The Granston Memo encourages prosecutors to seek the dismissal of qui tam law suits pursuant to its authority under 31 U.S.C. § 3730(C)(2)(A) when it is in the government's best interest to do so, something it has heretofore rarely done. Section 3730(C)(2)(A) allows the government to dismiss a qui tam action despite the relator's objection. Over the years, the courts have developed two standards of review for such claims. The D.C. Circuit in Swift v. United States found that the government had "unfettered discretion" to dismiss complaints under § 3730(C)(2)(A). The Ninth Circuit created a different standard of review in United States ex rel. Sequoia Orange Co. v. Baird-Neece Packing Corp., stating that the government must: 1) identify a valid government purpose for dismissal, and 2) show a rational relation between the dismissal and accomplishment of the valid government purpose. The Granston Memo advises prosecutors to consider filing a motion for dismissal if such dismissal would:
- Curb "meritless" qui tam actions;
- Prevent "parasitic or opportunistic qui tam actions;"
- Prevent "interference with agency policies and programs;"
- Control "litigation brought on behalf of the United States;"
- Safeguard "classified information and national security interests;"
- Preserve "government resources;" or
- Address "egregious procedural errors."
Using these factors, the DOJ sought to dismiss a number of qui tam actions in 2018.
In U.S. ex rel. Maldonado v. Ball Homes, LLC, the court dismissed the qui tam suit, stating that the government had a "valid interest in reining in weak qui tam actions." The court, citing to the Swift standard, stated that "the government has virtually unfettered discretion to dismiss a False Claims Act case."
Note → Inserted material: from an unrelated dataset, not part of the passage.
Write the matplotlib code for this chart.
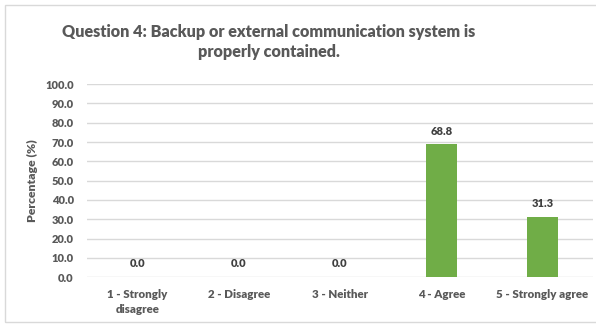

The United States District Court for the District of South Carolina also granted the government's motion to dismiss pursuant to § 3730(C)(2)(A). In U.S. ex rel. Stovall v. Webster University, the government, listing a Granston Memo factor, argued that further litigation would "unnecessarily expend the limited resources" of the government. The court found that the government had the right to determine the best use of its resources and also found that dismissal was appropriate under the Swift and Sequoia standards.
Similarly, United States District Court for the District of Idaho in U.S. ex rel. Toomer v. TerraPower, LLC granted the DOJ's motion to dismiss a qui tam action pursuant to its authority under § 3730(c)(2)(A). Using the "Preserving Government Resources" factor in the Granston Memo, the DOJ argued that "the benefits of terminating the suit outweigh[ed] any benefits of allowing it to go forward."
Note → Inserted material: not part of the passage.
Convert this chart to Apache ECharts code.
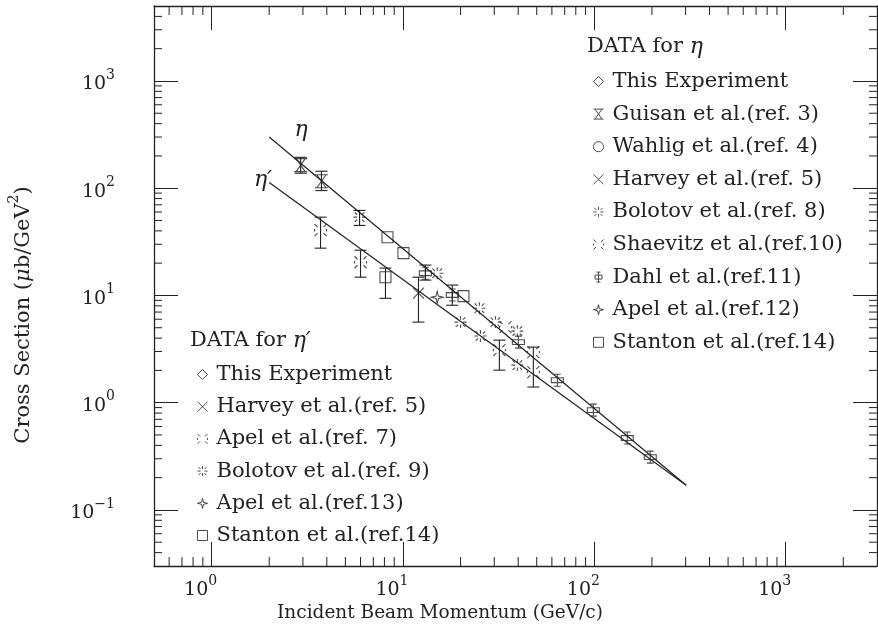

Lastly, in Gilead Sciences, Inc. v. U.S. ex rel. Campie, the Solicitor General submitted an amicus brief to the Supreme Court in support of the motion to dismiss the qui tam law suit. The DOJ's brief stated that the government may dismiss qui tam law suits "whenever the government concludes that continued prosecution of the suit is not in the public interest." The government further argued that the "burdensome discovery" in this suit will distract the FDA from its public health responsibilities. These arguments portray two of the factors listed in the Granston Memo.
Although the DOJ has received some favorable outcomes, there still remains a circuit split in § 3730(c)(2)(A) decisions. In June 2018, the United States District Court for the Northern District of California denied the DOJ's motion to dismiss in U.S. v. Academy Mortgage Corporation. Here, the government argued that "the dismissal would permit it to achieve a valid government purpose by conserving resources that litigation would otherwise consume." The court found that the government did not conduct a "minimally adequate" investigation and so could not meet the first prong of the Sequoia standard.
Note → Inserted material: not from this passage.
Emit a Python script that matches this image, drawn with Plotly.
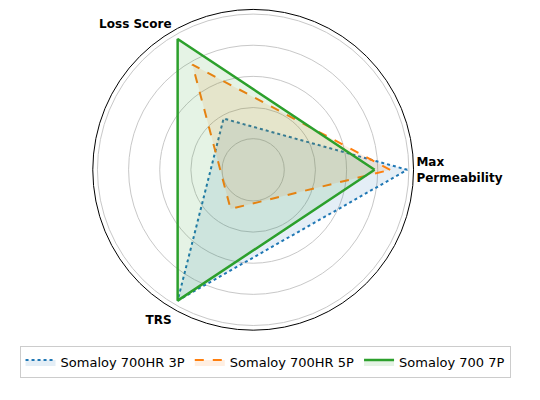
import plotly.graph_objects as go

categories = ["<b>Max<br>Permeability</b>", "<b>Loss Score</b>", "<b>TRS</b>"]
series_names = ["Somaloy 700HR 3P", "Somaloy 700HR 5P", "Somaloy 700 7P"]
v3p = [0.99, 0.38, 0.97]
v5p = [0.88, 0.78, 0.29]
v7p = [0.78, 0.97, 0.97]
angles = [0, 120, 240]

colors = ["#1f77b4", "#ff7f0e", "#2ca02c"]
fills = ["rgba(31,119,180,0.12)", "rgba(255,127,14,0.12)", "rgba(44,160,44,0.12)"]
dashes = ["dot", "dash", "solid"]
widths = [2, 2, 2.5]

fig = go.Figure()
for name, vals, c, f, d, w in zip(series_names, [v3p, v5p, v7p], colors, fills, dashes, widths):
    fig.add_trace(go.Scatterpolar(
        r=vals + vals[:1], theta=angles + angles[:1], mode="lines", name=name,
        line=dict(color=c, dash=d, width=w), fill="toself", fillcolor=f))

fig.update_layout(
    width=540, height=400, margin=dict(l=0, r=0, t=0, b=0),
    paper_bgcolor="white", font=dict(family="DejaVu Sans", size=12, color="black"),
    polar=dict(
        domain=dict(x=[0.157, 0.751], y=[0.194, 0.997]),
        bgcolor="white",
        radialaxis=dict(range=[0, 1.03], tickvals=[0.2, 0.4, 0.6, 0.8, 1.0],
                        showticklabels=False, showline=False, ticks="",
                        gridcolor="#c8c8c8", gridwidth=0.8),
        angularaxis=dict(tickmode="array", tickvals=angles, ticktext=categories,
                         direction="counterclockwise", rotation=0,
                         showgrid=False, showline=True, linecolor="black", linewidth=1,
                         ticks="", tickfont=dict(size=12)),
    ),
    legend=dict(orientation="h", x=0.476, xanchor="center", y=0.115, yanchor="middle",
                bordercolor="#cccccc", borderwidth=1, font=dict(size=13)),
)
fig.write_html("out.html")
A review of the cases shows that the DOJ often relies on the "preservation of government resources" as a basis for dismissal. It has also argued that qui tam cases should be dismissed for lack of merit, and for being against public interest.
DOJ Recoveries Continue
Despite the gradual rise in qui tam suit dismissals, it is important to note that the DOJ still actively pursues FCA claims. In Fiscal Year 2018, the DOJ recovered more than $2.8 billion under the FCA. $2.5 billion of that amount involved the health care industry. While the DOJ has increased its exercise of authority under § 3730(c)(2)(A), it is still unclear if the FCA suit dismissals will have a larger impact on the health care industry.
1 The Granston Memo was incorporated into the DOJ Justice Manual at Section 4-4.111 in September 2018.